• _What this task involves_
Retype the data exactly, from its first line to the line containing "hours, 'distance': [0]", including both, and skip any picture.

##### Data lines #####

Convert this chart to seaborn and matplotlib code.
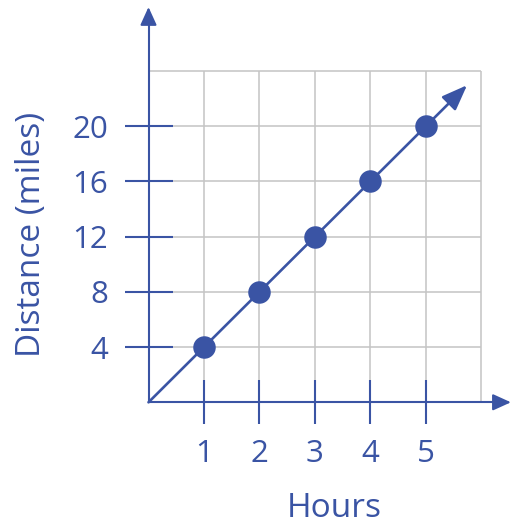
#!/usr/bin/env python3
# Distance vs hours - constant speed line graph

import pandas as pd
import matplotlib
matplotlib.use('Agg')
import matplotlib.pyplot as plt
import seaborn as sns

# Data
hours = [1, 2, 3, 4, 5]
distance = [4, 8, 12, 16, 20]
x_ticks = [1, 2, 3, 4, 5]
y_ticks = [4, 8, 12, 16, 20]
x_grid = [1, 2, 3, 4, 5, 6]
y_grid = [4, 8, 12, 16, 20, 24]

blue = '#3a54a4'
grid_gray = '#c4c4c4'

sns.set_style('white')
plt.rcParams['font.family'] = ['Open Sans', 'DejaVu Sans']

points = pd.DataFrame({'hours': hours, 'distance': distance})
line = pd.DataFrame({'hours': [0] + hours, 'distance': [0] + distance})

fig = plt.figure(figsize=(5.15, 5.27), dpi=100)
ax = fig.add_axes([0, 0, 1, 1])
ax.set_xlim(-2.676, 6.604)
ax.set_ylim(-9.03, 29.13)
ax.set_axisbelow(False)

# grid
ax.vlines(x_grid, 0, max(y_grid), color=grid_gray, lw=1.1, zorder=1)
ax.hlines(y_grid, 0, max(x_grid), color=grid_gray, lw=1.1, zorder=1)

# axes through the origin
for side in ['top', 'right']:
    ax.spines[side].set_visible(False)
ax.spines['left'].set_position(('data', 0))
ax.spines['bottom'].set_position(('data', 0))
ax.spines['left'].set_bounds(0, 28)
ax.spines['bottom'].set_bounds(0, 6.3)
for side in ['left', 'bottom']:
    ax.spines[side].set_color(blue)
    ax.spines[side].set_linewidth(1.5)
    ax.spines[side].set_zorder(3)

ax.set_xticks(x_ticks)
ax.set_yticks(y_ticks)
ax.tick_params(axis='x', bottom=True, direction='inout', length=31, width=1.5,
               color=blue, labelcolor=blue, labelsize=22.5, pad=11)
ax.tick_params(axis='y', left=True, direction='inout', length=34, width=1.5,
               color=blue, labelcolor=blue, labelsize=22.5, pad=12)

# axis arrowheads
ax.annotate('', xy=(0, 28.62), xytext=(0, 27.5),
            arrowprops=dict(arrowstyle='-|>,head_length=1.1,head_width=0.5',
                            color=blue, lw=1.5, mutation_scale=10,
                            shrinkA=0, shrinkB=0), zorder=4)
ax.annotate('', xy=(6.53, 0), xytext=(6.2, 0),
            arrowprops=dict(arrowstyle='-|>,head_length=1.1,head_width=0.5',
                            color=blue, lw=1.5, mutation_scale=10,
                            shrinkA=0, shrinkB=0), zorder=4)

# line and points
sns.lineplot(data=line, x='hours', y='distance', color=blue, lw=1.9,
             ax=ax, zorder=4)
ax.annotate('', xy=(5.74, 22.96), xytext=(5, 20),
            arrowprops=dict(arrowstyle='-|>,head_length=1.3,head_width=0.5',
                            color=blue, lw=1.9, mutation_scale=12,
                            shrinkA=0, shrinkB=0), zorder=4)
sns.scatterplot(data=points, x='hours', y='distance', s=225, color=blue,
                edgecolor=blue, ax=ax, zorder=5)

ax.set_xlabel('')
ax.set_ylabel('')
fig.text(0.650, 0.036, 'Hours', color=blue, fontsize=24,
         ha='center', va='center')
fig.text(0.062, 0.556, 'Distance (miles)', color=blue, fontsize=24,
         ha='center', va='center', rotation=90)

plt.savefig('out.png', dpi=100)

#####

• _Answer below_
Convert this chart to seaborn and matplotlib code.
#!/usr/bin/env python3
# Distance vs hours - constant speed line graph

import pandas as pd
import matplotlib
matplotlib.use('Agg')
import matplotlib.pyplot as plt
import seaborn as sns

# Data
hours = [1, 2, 3, 4, 5]
distance = [4, 8, 12, 16, 20]
x_ticks = [1, 2, 3, 4, 5]
y_ticks = [4, 8, 12, 16, 20]
x_grid = [1, 2, 3, 4, 5, 6]
y_grid = [4, 8, 12, 16, 20, 24]

blue = '#3a54a4'
grid_gray = '#c4c4c4'

sns.set_style('white')
plt.rcParams['font.family'] = ['Open Sans', 'DejaVu Sans']

points = pd.DataFrame({'hours': hours, 'distance': distance})
line = pd.DataFrame({'hours': [0] + hours, 'distance': [0] + distance})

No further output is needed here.